Part 5 – Flexible routing with *args

What if we want to calculate the total length of a road trip that visits multiple cities? A rigid function requires exactly two points.

Task: Build a multi-stop calculator

Write a function called route_length that:

  • accepts an arbitrary number of coordinate pairs using *args

  • loops through the provided points

  • calculates the distance between each consecutive point using your haversine function

  • returns the total accumulated length of the trip


def route_length(*route_coords):
    total_length = 0

    # We stop at len(route_coords) - 1 because we look ahead to the next point
    for i in range(len(route_coords) - 1):
        current_point = route_coords[i]
        next_point = route_coords[i + 1]

        # Add the segment distance to the total
        total_length += haversine(current_point, next_point)

    return total_length


# Extract Lat/Lon coordinates for our trip
c_basel = swiss_cities["Basel"]["latlon"]
c_bern = swiss_cities["Bern"]["latlon"]
c_sion = swiss_cities["Sion"]["latlon"]

# Test a trip from Basel -> Bern -> Sion
trip_distance = route_length(c_basel, c_bern, c_sion)
print(f"Total trip length (Basel-Bern-Sion): {trip_distance:.2f} km")

Part 6 – Flexible metadata with **kwargs

Spatial data isn’t just coordinates; it’s also attributes (metadata) like population, elevation, or language. You can’t predict what metadata a user might want to add.

Task: Build a GeoJSON-style feature creator

Write a function called create_spatial_feature that:

  • requires a name and coordinates

  • accepts any number of extra attributes using **kwargs

  • returns a dictionary grouping the core data and the metadata separately


def create_spatial_feature(name, coordinates, **metadata):
    feature = {
        "feature_name": name,
        "geometry": coordinates,
        "properties": metadata,  # kwargs packs everything else into this dictionary!
    }
    return feature


# Let's create Geneva with some unpredictable metadata
geneva_feature = create_spatial_feature(
    "Geneva",
    swiss_cities["Geneva"]["latlon"],
    language="French",
    population=201818,
    has_lake=True,
)

print(geneva_feature)

Part 7 – Documentation (Docstrings)

A function is only as good as its documentation. In Python, we use NumPy-style docstrings to explain what a function does so that others (and your future self) can use it without reading the source code.

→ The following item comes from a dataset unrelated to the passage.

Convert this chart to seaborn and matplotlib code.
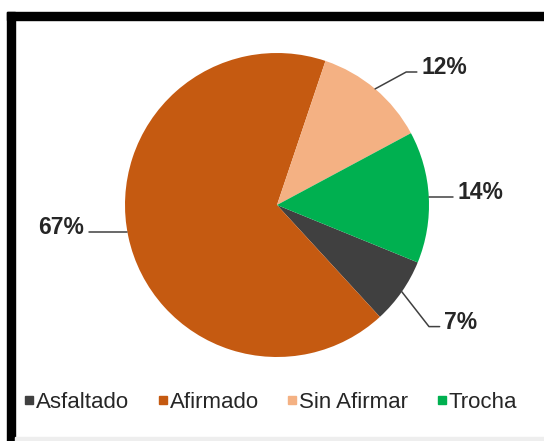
import matplotlib
matplotlib.use("Agg")
import numpy as np
import seaborn as sns
import matplotlib.pyplot as plt
from matplotlib.patches import Rectangle
from matplotlib.lines import Line2D

sns.set_theme(style="white")
plt.rcParams['font.family'] = ['Liberation Sans', 'DejaVu Sans']

categorias = ['Asfaltado', 'Afirmado', 'Sin Afirmar', 'Trocha']
porcentajes = [7, 67, 12, 14]
colores = ['#404040', '#C55A11', '#F4B183', '#00B050']
etiquetas = ['7%', '67%', '12%', '14%']

# label placement (data coords, pie radius = 1) and elbow of leader line
pos_texto = [(1.10, -0.80), (-1.27, -0.178), (0.95, 0.875), (1.19, 0.055)]
con_codo = [True, False, True, False]

fig = plt.figure(figsize=(5.44, 4.41), dpi=100)

# marco negro del recuadro
fig.patches.append(Rectangle((7 / 544, 0), 8 / 544, 429 / 441, transform=fig.transFigure,
                             color='black', zorder=0))
fig.patches.append(Rectangle((7 / 544, 421 / 441), 537 / 544, 8 / 441, transform=fig.transFigure,
                             color='black', zorder=0))
fig.patches.append(Rectangle((15 / 544, 0), 529 / 544, 4 / 441, transform=fig.transFigure,
                             color='#eeeeee', zorder=0))

ax = fig.add_axes([125 / 544, 84 / 441, 304 / 544, 304 / 441])
wedges, _ = ax.pie(porcentajes, colors=colores, startangle=-22.2, counterclock=False,
                   radius=1, wedgeprops=dict(linewidth=0))
ax.set_xlim(-1, 1)
ax.set_ylim(-1, 1)
ax.set_aspect('auto')
ax.axis('off')

for w, txt, pt, codo in zip(wedges, etiquetas, pos_texto, con_codo):
    izq = pt[0] < 0
    gap = 0.03 if izq else -0.03
    if codo:
        ang = np.deg2rad((w.theta1 + w.theta2) / 2)
        x0, y0 = np.cos(ang), np.sin(ang)
        xe = pt[0] + gap - 0.07
        xs = [x0, xe, pt[0] + gap]
        ys = [y0, pt[1], pt[1]]
    else:
        x0 = np.sqrt(1 - pt[1] ** 2) * (-1 if izq else 1)
        xs = [x0, pt[0] + gap]
        ys = [pt[1], pt[1]]
    ax.plot(xs, ys, color='#404040', lw=1.1, clip_on=False)
    ax.text(pt[0], pt[1] - 0.015, txt, ha='right' if izq else 'left', va='baseline',
            fontsize=16.5, fontweight='bold', color='#262626', clip_on=False)

handles = [Line2D([], [], marker='s', linestyle='none', markersize=5.5,
                  markerfacecolor=c, markeredgecolor=c) for c in colores]
fig.legend(handles, categorias, loc='center', bbox_to_anchor=(271 / 544, 1 - 402 / 441),
           ncol=4, frameon=False, fontsize=16, handlelength=0.4, handletextpad=0.12,
           columnspacing=1.3, labelcolor='#262626')

fig.savefig('out.png', dpi=100)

Task: Document your distance tool

Copy your euclidean function from Part 3. Add a complete, formatted docstring to it (including Parameters and Returns), then test it using Python’s built-in help() function.


def euclidean(coords1, coords2):
    """
    Calculates the straight-line Euclidean distance between two points.

    This function assumes the input coordinates are in a projected
    coordinate system (e.g., Swiss Grid LV95 in meters). The output
    is converted to kilometers.

    Parameters
    ----------
    coords1 : list
        The [x, y] coordinates of the first point in meters.
    coords2 : list
        The [x, y] coordinates of the second point in meters.

    Returns
    -------
    float
        The computed Euclidean distance in kilometers.
    """
    dx = coords1[0] - coords2[0]
    dy = coords1[1] - coords2[1]
    dist_meters = (dx**2 + dy**2) ** 0.5
    return dist_meters / 1000.0


# Check if Python understood your documentation!
help(euclidean)

Reflection

Answer briefly in comments or markdown:

  1. Why was it useful to turn the complex Haversine math into a function, rather than pasting it inside the nested matrix loops?

  2. Explain how the continue keyword made your matrix loop more logical.

  3. What is the difference between *args and **kwargs when building tools like route_length and create_spatial_feature?


Congratulations! You now have a solid foundation in core Python programming. You know how to store data (Variables), iterate over it (Loops), make decisions (If-statements), and package logic into reproducible tools (Functions).